# Es geht wieder los, Handypayment total



## Anonymous (12 März 2006)

Auf smsland.d* kann man den neuen Angriff sehen. Zwar nur mit 3.99 die Woche, aber immerhin macht T-Mobile wieder mit. Deren Vorsätze haben also nur 4 Monate gehalten: " T-Mobile wird keine Aboabrechnungen mehr für Webinhalte anbieten".

Die Preisangabe habe ich erst mit einer Lupe gefunden.

Tobi


----------



## Anonymous (12 März 2006)

In der SMS (nach Eingabe der Handynummer) kommt KEIN Hinweis auf das abgeschlossene ABO und KEIN Preis. Ich dachte, die Mobilfunkanbieter hatten gelernt.

Tobi


----------



## christian in wien (12 März 2006)

hier mal die agbs von denen, schon mal gesichert zum vergleich für später



			
				agb smsland schrieb:
			
		

> Allgemeine Geschäftsbedingungen für den SMS-Versand auf www*smsland.**
> 
> 
> § 1 Geltungsbereich
> ...


----------



## Anonymous (12 März 2006)

Scheint der gleiche Preis wie bei Jamba oder ilove.de zu sein.

Tobi


----------



## christian in wien (12 März 2006)

naja, 3,99 euro pro woche macht z.b. im februar 15,96 euro, das ist relativ teuer für 100 sms meiner meinung nach, ich zahle pro sms gerade mal 10 cent, also für 100 sms 10 euro, gut ein drittel weniger.


----------



## Aka-Aka (12 März 2006)

Die werden sicher wieder eine Spende machen von den Einnahmen...


> Im Internet bot die Firma L* Medien GmbH aus Dortmund anlässlich ihres Gastauftrittes in der RTL-Talkshow "Bärbel Schäfer" ein "Bärbel-Schäfer-Logo" für Handybesitzer an.

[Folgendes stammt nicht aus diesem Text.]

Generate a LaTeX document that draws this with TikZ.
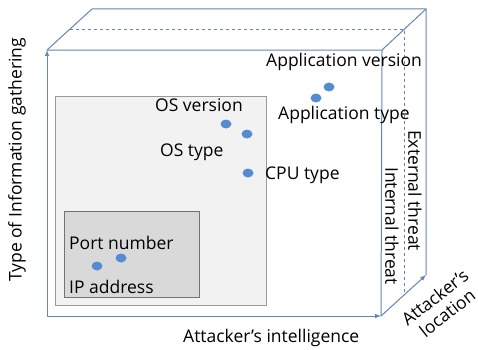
\documentclass[tikz,border=0pt]{standalone}
\usepackage{fontspec}
\setmainfont{Open Sans}
\usepackage{tikz}
\usetikzlibrary{shapes,arrows}
\definecolor{edgeblue}{RGB}{100,134,178}
\definecolor{dotblue}{RGB}{84,141,207}
\tikzstyle{edge} = [draw=edgeblue, line width=1pt]
\tikzstyle{axis} = [edge, ->, >=latex]
\tikzstyle{midline} = [draw=edgeblue, line width=0.8pt, dashed]
\tikzstyle{dot} = [ellipse, minimum width=11pt, minimum height=9pt, inner sep=0pt, fill=dotblue]
\tikzstyle{txt} = [inner sep=0pt, anchor=west, font=\fontsize{17.5}{20}\selectfont]

\begin{document}
\begin{tikzpicture}[x=1pt,y=1pt]
\useasboundingbox (0,0) rectangle (478,349);
% corners of the cube
\coordinate (o) at (47,33);
\coordinate (ftl) at (47,299);
\coordinate (ftr) at (382,299);
\coordinate (fbr) at (381,33);
\coordinate (btl) at (92,340);
\coordinate (btr) at (426,340);
\coordinate (bbr) at (426,74);
\coordinate (mtl) at (69.5,319.5);
\coordinate (mtr) at (404,319.5);
\coordinate (mbr) at (404,54);

% nested regions
\node (outer) [rectangle, draw=gray!80, fill=gray!10, line width=0.8pt, minimum width=211pt, minimum height=209pt, inner sep=0pt] at (160.5,148.5) {};
\node (inner) [rectangle, draw=gray!90!black, fill=gray!30, line width=0.8pt, minimum width=135pt, minimum height=86pt, inner sep=0pt] at (131.5,95) {};

% cube edges
\draw [edge] (ftl) -- (ftr) -- (fbr);
\draw [edge] (ftl) -- (btl) -- (btr) -- (bbr);
\draw [edge] (ftr) -- (btr);
\draw [midline] (mtl) -- (mtr) -- (mbr);
\draw [axis] (o) -- (ftl);
\draw [axis] (o) -- (fbr);
\draw [axis] (fbr) -- (bbr);

% data points
\node (appver) [dot] at (329,262) {};
\node (apptype) [dot] at (316,251) {};
\node (osver) [dot] at (226,225) {};
\node (ostype) [dot] at (247,215) {};
\node (cpu) [dot] at (248,176) {};
\node (ip) [dot] at (97,83) {};
\node (port) [dot] at (121,91) {};

% labels
\node (appverlbl) [txt] at (266,287) {Application version};
\node (apptypelbl) [txt] at (278,234) {Application type};
\node (osverlbl) [txt] at (155,244) {OS version};
\node (ostypelbl) [txt] at (160,197) {OS type};
\node (cpulbl) [txt] at (265,174) {CPU type};
\node (portlbl) [txt] at (69,106) {Port number};
\node (iplbl) [txt] at (69,62) {IP address};
\node (xlbl) [txt] at (183,11) {Attacker’s intelligence};
\node (ylbl) [txt, rotate=90] at (17,67) {Type of Information gathering};
\node (extlbl) [txt, rotate=-90] at (415,219) {External threat};
\node (intlbl) [txt, rotate=-90] at (392,182) {Internal threat};
\node (zlbl) [txt, anchor=center, rotate=38, align=center] at (441,44) {Attacker’s\\location};
\end{tikzpicture}
\end{document}
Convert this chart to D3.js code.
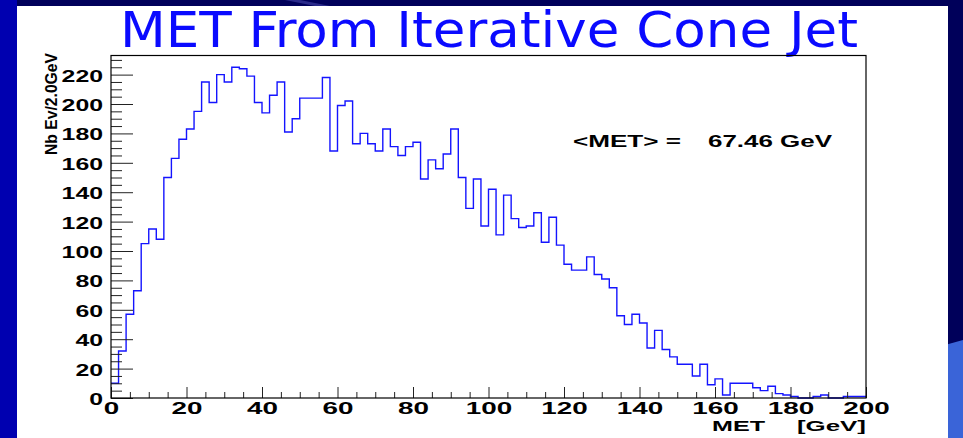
<!DOCTYPE html>
<html>
<head>
<meta charset="utf-8">
<script src="https://cdn.jsdelivr.net/npm/d3@7"></script>
<style>
  body { margin: 0; background: #00005a; }
  svg { display: block; }
  .lbl { font-family: "Liberation Sans", Arial, sans-serif; font-weight: bold; fill: #000; }
</style>
</head>
<body>
<svg id="c" width="963" height="438"></svg>
<script>
// MET histogram, 100 bins of 2 GeV (counts)
var binWidth = 2.0;
var counts = [
  10, 32, 57, 73, 105, 115, 108, 150, 163, 176, 183, 195, 215, 201, 220, 215, 225, 224, 219, 201, 194, 206, 215, 181, 190,
  204, 204, 204, 218, 168, 199, 202, 173, 180, 173, 168, 183, 171, 165, 171, 174, 149, 162, 156, 166, 183, 150, 129, 149, 117,
  142, 111, 138, 122, 116, 117, 126, 106, 123, 104, 91, 87, 87, 96, 84, 81, 75, 56, 50, 57, 51, 34, 46, 33, 28,
  23, 23, 15, 23, 9, 13, 2, 10, 10, 10, 7, 5, 8, 3, 2, 1, 0, 0, 1, 2, 0, 0, 1, 1, 1
];
var xTicks = [0, 20, 40, 60, 80, 100, 120, 140, 160, 180, 200];
var yTicks = [0, 20, 40, 60, 80, 100, 120, 140, 160, 180, 200, 220];
var titleText = "MET From Iterative Cone Jet";
var statText = ["<MET> =", "67.46 GeV"];

var svg = d3.select('#c');

// slide background
svg.append('rect').attr('x', 0).attr('y', 0).attr('width', 963).attr('height', 438).style('fill', '#00005a');
svg.append('rect').attr('x', 0).attr('y', 0).attr('width', 17).attr('height', 438).style('fill', '#0000b0');
svg.append('polygon').attr('points', '945,345 963,340 963,438 945,438').style('fill', '#3a64d8');
svg.append('polygon').attr('points', '285,0 300,0 330,6 315,6').style('fill', '#2a2a8a');
svg.append('rect').attr('x', 17).attr('y', 6).attr('width', 931).attr('height', 432).style('fill', '#fff');

var x = d3.scaleLinear().domain([0, 200]).range([111, 866]);
var y = d3.scaleLinear().domain([0, 233]).range([398, 55.5]);

// title
svg.append('text')
  .attr('x', 120).attr('y', 47)
  .attr('textLength', 738).attr('lengthAdjust', 'spacingAndGlyphs')
  .style('font-family', '"Comic Sans MS", "DejaVu Sans Condensed", "DejaVu Sans", sans-serif')
  .style('font-size', '50px')
  .style('fill', '#0a0aff')
  .text(titleText);

// histogram line
var pts = counts.map(function(c, i) { return [i * binWidth, c]; });
pts.push([counts.length * binWidth, counts[counts.length - 1]]);
var line = d3.line()
  .x(function(d) { return x(d[0]); })
  .y(function(d) { return y(d[1]); })
  .curve(d3.curveStepAfter);
svg.append('path')
  .datum(pts)
  .attr('d', line)
  .style('fill', 'none')
  .style('stroke', '#1414ff')
  .style('stroke-width', 1.4);

// minor ticks
var yMinor = d3.range(0, 233, 5).filter(function(v) { return v % 20 !== 0; });
var xMinor = d3.range(0, 201, 5).filter(function(v) { return v % 20 !== 0; });
svg.append('g').attr('transform', 'translate(111,0)')
  .call(d3.axisLeft(y).tickValues(yMinor).tickSize(-11).tickFormat(''))
  .call(function(g) { g.select('.domain').remove(); });
svg.append('g').attr('transform', 'translate(0,398)')
  .call(d3.axisBottom(x).tickValues(xMinor).tickSize(-6).tickFormat(''))
  .call(function(g) { g.select('.domain').remove(); });

// major ticks + labels
var yAxis = svg.append('g').attr('transform', 'translate(111,0)')
  .call(d3.axisLeft(y).tickValues(yTicks).tickSize(-22).tickPadding(8).tickFormat(d3.format('d')));
yAxis.select('.domain').remove();
yAxis.selectAll('text').attr('class', 'lbl').style('font-size', '16px').attr('dy', '0.4em')
  .attr('textLength', function(d) { return String(d).length * 13.8; })
  .attr('lengthAdjust', 'spacingAndGlyphs');

var xAxis = svg.append('g').attr('transform', 'translate(0,398)')
  .call(d3.axisBottom(x).tickValues(xTicks).tickSize(-11).tickPadding(4).tickFormat(d3.format('d')));
xAxis.select('.domain').remove();
xAxis.selectAll('text').attr('class', 'lbl').style('font-size', '17px')
  .attr('textLength', function(d) { return String(d).length * 15.5; })
  .attr('lengthAdjust', 'spacingAndGlyphs');

svg.selectAll('.tick line').style('stroke', '#222');

// frame
svg.append('rect')
  .attr('x', x(0)).attr('y', y(233))
  .attr('width', x(200) - x(0)).attr('height', y(0) - y(233))
  .style('fill', 'none').style('stroke', '#000').style('stroke-width', 1.2);

// axis titles
svg.append('text').attr('class', 'lbl')
  .attr('transform', 'translate(57,155) rotate(-90)')
  .attr('textLength', 102).attr('lengthAdjust', 'spacingAndGlyphs')
  .style('font-size', '17px')
  .text('Nb Ev/2.0GeV');
svg.append('text').attr('class', 'lbl')
  .attr('x', 712).attr('y', 431)
  .attr('textLength', 53).attr('lengthAdjust', 'spacingAndGlyphs')
  .style('font-size', '15px').text('MET');
svg.append('text').attr('class', 'lbl')
  .attr('x', 797).attr('y', 431)
  .attr('textLength', 69).attr('lengthAdjust', 'spacingAndGlyphs')
  .style('font-size', '15px').text('[GeV]');

// mean annotation
svg.append('text').attr('class', 'lbl')
  .attr('x', 573).attr('y', 147)
  .attr('textLength', 108).attr('lengthAdjust', 'spacingAndGlyphs')
  .style('font-size', '17px').text(statText[0]);
svg.append('text').attr('class', 'lbl')
  .attr('x', 708).attr('y', 147)
  .attr('textLength', 124).attr('lengthAdjust', 'spacingAndGlyphs')
  .style('font-size', '17px').text(statText[1]);
</script>
</body>
</html>
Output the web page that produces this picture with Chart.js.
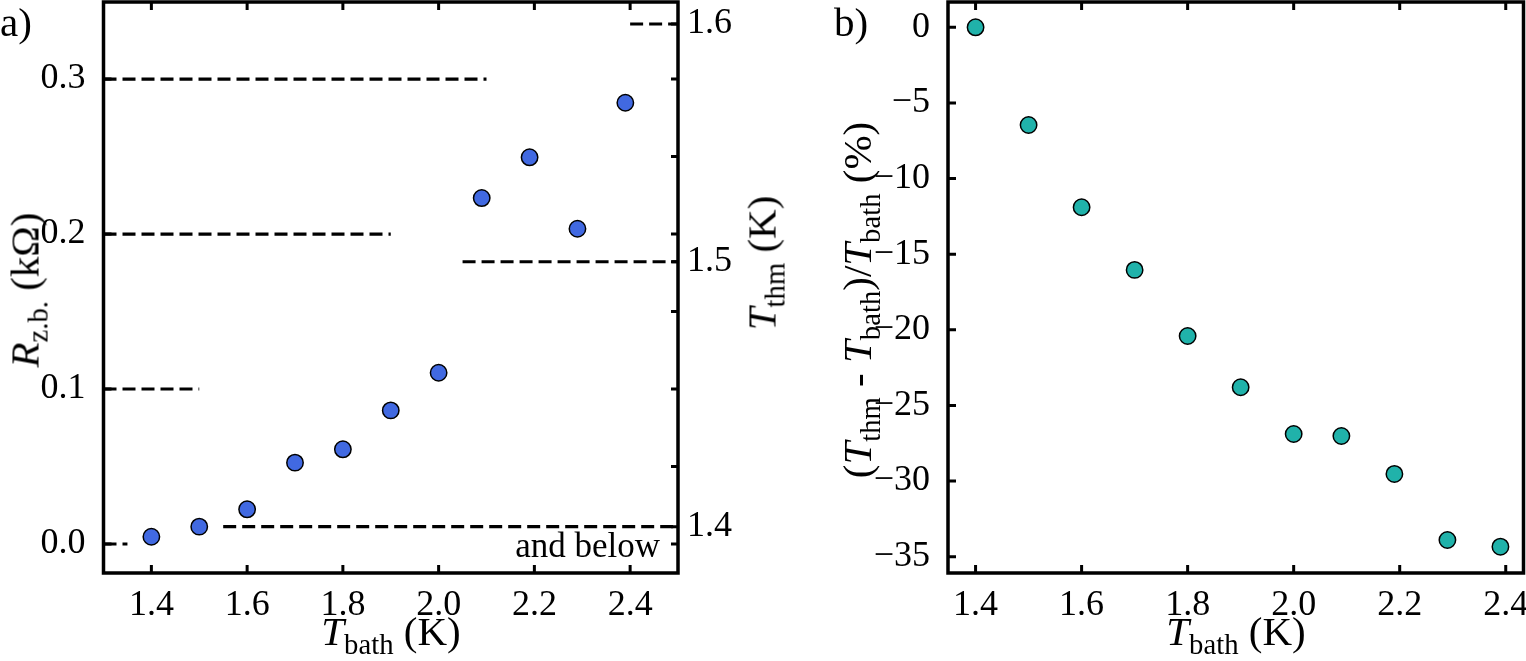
<!DOCTYPE html>
<html>
<head>
<meta charset="utf-8">
<script src="https://cdn.jsdelivr.net/npm/chart.js@4.4.0/dist/chart.umd.min.js"></script>
<style>
  html, body { margin: 0; padding: 0; background: #fff; }
  #wrap { position: relative; width: 1526px; height: 661px; overflow: hidden;
          font-family: 'Liberation Serif', 'Times New Roman', serif; color: #000; }
  canvas { position: absolute; top: 0; }
  #chartA { left: 0; }
  #chartB { left: 800px; }
  .lbl { position: absolute; font-size: 41px; line-height: 41px; white-space: nowrap; }
  .lbl i { font-style: italic; }
  .lbl sub { font-size: 0.7em; vertical-align: -0.32em; line-height: 0; }
  .rot { transform: translate(-50%, -50%) rotate(-90deg); }
  .hc { transform: translateX(-50%); }
  .note { font-size: 35px; line-height: 35px; transform: translateX(-100%); }
</style>
</head>
<body>
<div id="wrap">
  <canvas id="chartA" width="800" height="661"></canvas>
  <canvas id="chartB" width="726" height="661"></canvas>

  <div class="lbl" style="left:0px; top:2px;">a)</div>
  <div class="lbl" style="left:834px; top:2px;">b)</div>

  <div class="lbl hc" style="left:391px; top:611px;"><i>T</i><sub>bath</sub> (K)</div>
  <div class="lbl hc" style="left:1236px; top:611px;"><i>T</i><sub>bath</sub> (K)</div>

  <div class="lbl rot" style="left:25px; top:290px;"><i>R</i><sub>z.b.</sub> (kΩ)</div>
  <div class="lbl rot" style="left:762px; top:263px;"><i>T</i><sub>thm</sub> (K)</div>
  <div class="lbl rot" style="left:857px; top:300px;">(<i>T</i><sub>thm</sub> - <i>T</i><sub>bath</sub>)/<i>T</i><sub>bath</sub> (%)</div>

  <div class="lbl note" style="left:660px; top:528px;">and below</div>
</div>

<script>
// bath temperature for each measurement (K)
const tBath = [1.4, 1.5, 1.6, 1.7, 1.8, 1.9, 2.0, 2.09, 2.19, 2.29, 2.39];
// zero-bias resistance (kOhm), panel a
const rZb = [0.0047, 0.0112, 0.0224, 0.0525, 0.0611, 0.0862, 0.1105, 0.2232, 0.2495, 0.2034, 0.2847];
// relative thermometer error (%), panel b
const tempError = [0, -6.46, -11.9, -16.04, -20.41, -23.8, -26.89, -27.02, -29.53, -33.9, -34.34];

// ticks
const tBathTicks = [1.4, 1.6, 1.8, 2.0, 2.2, 2.4];
const rTicks = [0, 0.1, 0.2, 0.3];
const rRightTicks = [0, 0.05, 0.1, 0.15, 0.2, 0.25, 0.3];
const thmTickLabels = ['1.4', '1.5', '1.6'];
const thmTickR = [0.0112, 0.1821, 0.3355];
const errTicks = [0, -5, -10, -15, -20, -25, -30, -35];

// dashed calibration guides
const rGuideLevels = [0.3, 0.2, 0.1, 0.0];
const rGuideEndT = [2.1, 1.9, 1.5, 1.35];
const thmGuideStartT = [1.55, 2.05, 2.4];

const serif = "'Liberation Serif', 'Times New Roman', serif";
const TICK_LEN = 8;

Chart.defaults.font.family = serif;
Chart.defaults.color = '#000';

function noPadding(scale) {
    scale.paddingTop = 0;
    scale.paddingBottom = 0;
    scale.paddingLeft = 0;
    scale.paddingRight = 0;
}

function axis(opts) {
    return {
        type: 'linear',
        position: opts.position,
        min: opts.min,
        max: opts.max,
        grid: { display: false, drawTicks: false },
        border: { display: false },
        ticks: {
            font: { family: serif, size: 36 },
            color: '#000',
            padding: opts.padding,
            autoSkip: false,
            maxRotation: 0,
            callback: opts.label
        },
        afterBuildTicks: s => { s.ticks = opts.ticks.map(v => ({ value: v })); },
        afterFit: s => {
            if (opts.width !== undefined) s.width = opts.width;
            if (opts.height !== undefined) s.height = opts.height;
            noPadding(s);
        }
    };
}

// inward ticks + frame, matplotlib style
function frameTicks(cfg) {
    return {
        id: 'frameTicks',
        afterDatasetsDraw(chart) {
            const { ctx, chartArea: a, scales } = chart;
            ctx.save();
            ctx.strokeStyle = '#000';
            ctx.lineWidth = 3;
            ctx.beginPath();
            cfg.xTicks.forEach(v => {
                const px = scales.x.getPixelForValue(v);
                ctx.moveTo(px, a.bottom); ctx.lineTo(px, a.bottom - TICK_LEN);
                ctx.moveTo(px, a.top); ctx.lineTo(px, a.top + TICK_LEN);
            });
            cfg.leftTicks.forEach(v => {
                const py = scales.y.getPixelForValue(v);
                ctx.moveTo(a.left, py); ctx.lineTo(a.left + TICK_LEN, py);
            });
            (cfg.rightTicks || []).forEach(v => {
                const py = scales.y2.getPixelForValue(v);
                ctx.moveTo(a.right, py); ctx.lineTo(a.right - 7, py);
            });
            ctx.stroke();
            ctx.lineWidth = 3.5;
            ctx.strokeRect(a.left, a.top, a.right - a.left, a.bottom - a.top);
            ctx.restore();
        }
    };
}

function guide(x0, x1, y, axisId) {
    return {
        type: 'line',
        data: [{ x: x0, y: y }, { x: x1, y: y }],
        yAxisID: axisId,
        borderColor: '#000',
        borderWidth: 3.2,
        borderDash: [13, 6],
        pointRadius: 0,
        fill: false,
        order: 2
    };
}

// ---- panel a ----
const xMinA = 1.3, xMaxA = 2.5;
const rMin = -0.0187, rMax = 0.3497;

const guidesA = rGuideLevels.map((r, i) => guide(xMinA, rGuideEndT[i], r, 'y'))
    .concat(thmTickR.map((r, i) => guide(thmGuideStartT[i], xMaxA, r, 'y2')));

new Chart(document.getElementById('chartA'), {
    type: 'scatter',
    data: {
        datasets: [{
            data: tBath.map((t, i) => ({ x: t, y: rZb[i] })),
            yAxisID: 'y',
            backgroundColor: '#4169E1',
            borderColor: '#000',
            borderWidth: 1.5,
            pointRadius: 8.2,
            order: 1
        }].concat(guidesA)
    },
    options: {
        responsive: false,
        animation: false,
        layout: { autoPadding: false, padding: { top: 2, left: 0, right: 0, bottom: 0 } },
        plugins: { legend: { display: false }, tooltip: { enabled: false } },
        scales: {
            x: axis({ position: 'bottom', min: xMinA, max: xMaxA, ticks: tBathTicks, padding: 11,
                      height: 88, label: v => v.toFixed(1) }),
            y: axis({ position: 'left', min: rMin, max: rMax, ticks: rTicks, padding: 18,
                      width: 103.5, label: v => v.toFixed(1) }),
            y2: axis({ position: 'right', min: rMin, max: rMax, ticks: thmTickR, padding: 9,
                       width: 122, label: (v, i) => thmTickLabels[i] })
        }
    },
    plugins: [frameTicks({ xTicks: tBathTicks, leftTicks: rTicks, rightTicks: rRightTicks.concat(thmTickR) })]
});

// ---- panel b ----
new Chart(document.getElementById('chartB'), {
    type: 'scatter',
    data: {
        datasets: [{
            data: tBath.map((t, i) => ({ x: t, y: tempError[i] })),
            backgroundColor: '#20B2AA',
            borderColor: '#000',
            borderWidth: 1.5,
            pointRadius: 8.2
        }]
    },
    options: {
        responsive: false,
        animation: false,
        layout: { autoPadding: false, padding: { top: 2, left: 0, right: 2.5, bottom: 0 } },
        plugins: { legend: { display: false }, tooltip: { enabled: false } },
        scales: {
            x: axis({ position: 'bottom', min: 1.348, max: 2.4335, ticks: tBathTicks, padding: 11,
                      height: 88, label: v => v.toFixed(1) }),
            y: axis({ position: 'left', min: -36.08, max: 1.673, ticks: errTicks, padding: 18,
                      width: 148, label: v => v === 0 ? '0' : '\u2212' + Math.abs(v) })
        }
    },
    plugins: [frameTicks({ xTicks: tBathTicks, leftTicks: errTicks })]
});
</script>
</body>
</html>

Die Einnahmen wurden von der Firma L* auf 3.000 Mark aufgestockt und der Deutschen KinderKrebshilfe zur Verfügung gestellt.


----------



## News (12 März 2006)

www.editorix.org/id136484.html]Einschlägige "Referenzen" haben sie[/url] ...sofern es sich noch um die selbe Firma bzw. dieselben Personen handelt wie im Frühjahr 2004.


> Den Unternehmen werden laut "FTD" Urheberrechtsverletzungen und Abrechnungsbetrug vorgeworfen.


----------



## Aka-Aka (12 März 2006)

> die Büros der Düsseldorfer N* AG durchsucht


War das die Geschichte "Wenn der Staatsanwalt zwei Mal klingelt"?
edit: dreimal, nicht zweimal  (lanu)


----------